**What you will do**
Make an exact transcription of the material, leaving out all images.

**Data lines**

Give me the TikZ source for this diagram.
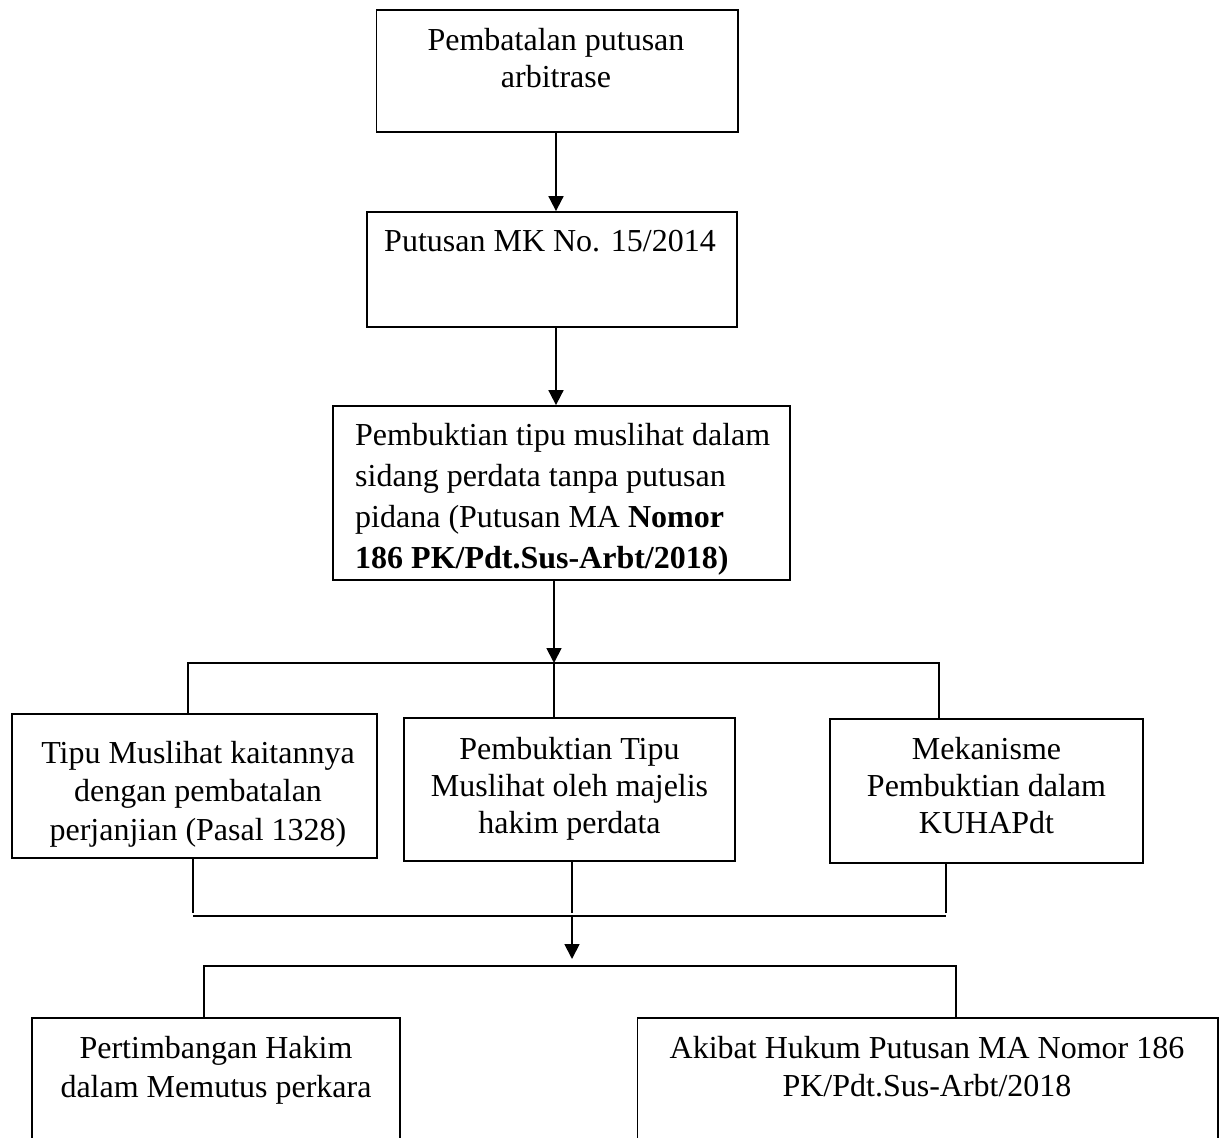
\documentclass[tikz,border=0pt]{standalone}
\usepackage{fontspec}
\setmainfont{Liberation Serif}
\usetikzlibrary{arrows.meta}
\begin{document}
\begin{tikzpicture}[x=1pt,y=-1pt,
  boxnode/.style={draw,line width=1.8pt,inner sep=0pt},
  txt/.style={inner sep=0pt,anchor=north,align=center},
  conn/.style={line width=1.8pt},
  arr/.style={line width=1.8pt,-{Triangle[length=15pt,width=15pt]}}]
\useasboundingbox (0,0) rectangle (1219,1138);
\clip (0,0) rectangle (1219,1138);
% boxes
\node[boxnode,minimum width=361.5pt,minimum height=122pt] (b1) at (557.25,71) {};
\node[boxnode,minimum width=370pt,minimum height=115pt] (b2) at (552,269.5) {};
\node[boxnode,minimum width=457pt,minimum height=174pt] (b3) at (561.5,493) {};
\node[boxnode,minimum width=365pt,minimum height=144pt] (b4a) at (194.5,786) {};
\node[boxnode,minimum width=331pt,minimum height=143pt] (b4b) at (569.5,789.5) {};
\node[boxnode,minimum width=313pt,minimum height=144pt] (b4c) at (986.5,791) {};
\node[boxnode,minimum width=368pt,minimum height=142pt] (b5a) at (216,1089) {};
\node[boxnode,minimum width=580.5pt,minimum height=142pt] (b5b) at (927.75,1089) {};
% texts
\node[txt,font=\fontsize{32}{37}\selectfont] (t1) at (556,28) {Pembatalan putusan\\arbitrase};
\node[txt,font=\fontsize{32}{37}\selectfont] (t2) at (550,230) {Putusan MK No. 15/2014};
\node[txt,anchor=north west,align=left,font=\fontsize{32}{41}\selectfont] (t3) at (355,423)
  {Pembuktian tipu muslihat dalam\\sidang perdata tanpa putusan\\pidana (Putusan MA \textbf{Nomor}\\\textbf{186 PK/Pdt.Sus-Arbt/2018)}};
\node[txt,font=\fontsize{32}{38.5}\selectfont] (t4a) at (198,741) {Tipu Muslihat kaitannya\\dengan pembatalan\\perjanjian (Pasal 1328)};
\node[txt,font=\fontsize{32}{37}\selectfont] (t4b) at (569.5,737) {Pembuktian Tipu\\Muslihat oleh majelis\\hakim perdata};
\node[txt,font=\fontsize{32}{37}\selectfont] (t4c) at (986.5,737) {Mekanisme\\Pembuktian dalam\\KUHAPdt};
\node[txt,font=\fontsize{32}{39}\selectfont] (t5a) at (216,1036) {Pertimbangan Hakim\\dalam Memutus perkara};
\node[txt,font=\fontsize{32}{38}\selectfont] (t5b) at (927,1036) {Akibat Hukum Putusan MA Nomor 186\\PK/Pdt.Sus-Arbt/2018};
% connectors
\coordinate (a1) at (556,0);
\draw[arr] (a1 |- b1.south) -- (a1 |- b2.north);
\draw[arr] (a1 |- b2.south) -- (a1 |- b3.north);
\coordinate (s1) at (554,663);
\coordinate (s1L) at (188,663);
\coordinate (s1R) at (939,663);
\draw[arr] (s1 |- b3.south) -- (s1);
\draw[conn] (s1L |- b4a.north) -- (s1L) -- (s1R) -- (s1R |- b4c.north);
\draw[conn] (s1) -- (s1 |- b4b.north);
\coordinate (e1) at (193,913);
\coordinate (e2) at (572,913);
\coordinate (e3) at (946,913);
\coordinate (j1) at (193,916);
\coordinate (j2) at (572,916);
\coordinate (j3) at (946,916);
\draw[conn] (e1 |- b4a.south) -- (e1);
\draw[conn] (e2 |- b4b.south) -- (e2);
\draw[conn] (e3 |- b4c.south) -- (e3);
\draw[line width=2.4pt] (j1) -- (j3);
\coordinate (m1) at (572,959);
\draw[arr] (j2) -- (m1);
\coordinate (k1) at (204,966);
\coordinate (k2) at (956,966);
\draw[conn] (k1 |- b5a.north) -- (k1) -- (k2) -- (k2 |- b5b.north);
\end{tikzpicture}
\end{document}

**Task response**
Give me the TikZ source for this diagram.
\documentclass[tikz,border=0pt]{standalone}
\usepackage{fontspec}
\setmainfont{Liberation Serif}
\usetikzlibrary{arrows.meta}
\begin{document}
\begin{tikzpicture}[x=1pt,y=-1pt,
  boxnode/.style={draw,line width=1.8pt,inner sep=0pt},
  txt/.style={inner sep=0pt,anchor=north,align=center},
  conn/.style={line width=1.8pt},
  arr/.style={line width=1.8pt,-{Triangle[length=15pt,width=15pt]}}]
\useasboundingbox (0,0) rectangle (1219,1138);
\clip (0,0) rectangle (1219,1138);
% boxes
\node[boxnode,minimum width=361.5pt,minimum height=122pt] (b1) at (557.25,71) {};
\node[boxnode,minimum width=370pt,minimum height=115pt] (b2) at (552,269.5) {};
\node[boxnode,minimum width=457pt,minimum height=174pt] (b3) at (561.5,493) {};
\node[boxnode,minimum width=365pt,minimum height=144pt] (b4a) at (194.5,786) {};
\node[boxnode,minimum width=331pt,minimum height=143pt] (b4b) at (569.5,789.5) {};
\node[boxnode,minimum width=313pt,minimum height=144pt] (b4c) at (986.5,791) {};
\node[boxnode,minimum width=368pt,minimum height=142pt] (b5a) at (216,1089) {};
\node[boxnode,minimum width=580.5pt,minimum height=142pt] (b5b) at (927.75,1089) {};
% texts
\node[txt,font=\fontsize{32}{37}\selectfont] (t1) at (556,28) {Pembatalan putusan\\arbitrase};
\node[txt,font=\fontsize{32}{37}\selectfont] (t2) at (550,230) {Putusan MK No. 15/2014};
\node[txt,anchor=north west,align=left,font=\fontsize{32}{41}\selectfont] (t3) at (355,423)
  {Pembuktian tipu muslihat dalam\\sidang perdata tanpa putusan\\pidana (Putusan MA \textbf{Nomor}\\\textbf{186 PK/Pdt.Sus-Arbt/2018)}};
\node[txt,font=\fontsize{32}{38.5}\selectfont] (t4a) at (198,741) {Tipu Muslihat kaitannya\\dengan pembatalan\\perjanjian (Pasal 1328)};
\node[txt,font=\fontsize{32}{37}\selectfont] (t4b) at (569.5,737) {Pembuktian Tipu\\Muslihat oleh majelis\\hakim perdata};
\node[txt,font=\fontsize{32}{37}\selectfont] (t4c) at (986.5,737) {Mekanisme\\Pembuktian dalam\\KUHAPdt};
\node[txt,font=\fontsize{32}{39}\selectfont] (t5a) at (216,1036) {Pertimbangan Hakim\\dalam Memutus perkara};
\node[txt,font=\fontsize{32}{38}\selectfont] (t5b) at (927,1036) {Akibat Hukum Putusan MA Nomor 186\\PK/Pdt.Sus-Arbt/2018};
% connectors
\coordinate (a1) at (556,0);
\draw[arr] (a1 |- b1.south) -- (a1 |- b2.north);
\draw[arr] (a1 |- b2.south) -- (a1 |- b3.north);
\coordinate (s1) at (554,663);
\coordinate (s1L) at (188,663);
\coordinate (s1R) at (939,663);
\draw[arr] (s1 |- b3.south) -- (s1);
\draw[conn] (s1L |- b4a.north) -- (s1L) -- (s1R) -- (s1R |- b4c.north);
\draw[conn] (s1) -- (s1 |- b4b.north);
\coordinate (e1) at (193,913);
\coordinate (e2) at (572,913);
\coordinate (e3) at (946,913);
\coordinate (j1) at (193,916);
\coordinate (j2) at (572,916);
\coordinate (j3) at (946,916);
\draw[conn] (e1 |- b4a.south) -- (e1);
\draw[conn] (e2 |- b4b.south) -- (e2);
\draw[conn] (e3 |- b4c.south) -- (e3);
\draw[line width=2.4pt] (j1) -- (j3);
\coordinate (m1) at (572,959);
\draw[arr] (j2) -- (m1);
\coordinate (k1) at (204,966);
\coordinate (k2) at (956,966);
\draw[conn] (k1 |- b5a.north) -- (k1) -- (k2) -- (k2 |- b5b.north);
\end{tikzpicture}
\end{document}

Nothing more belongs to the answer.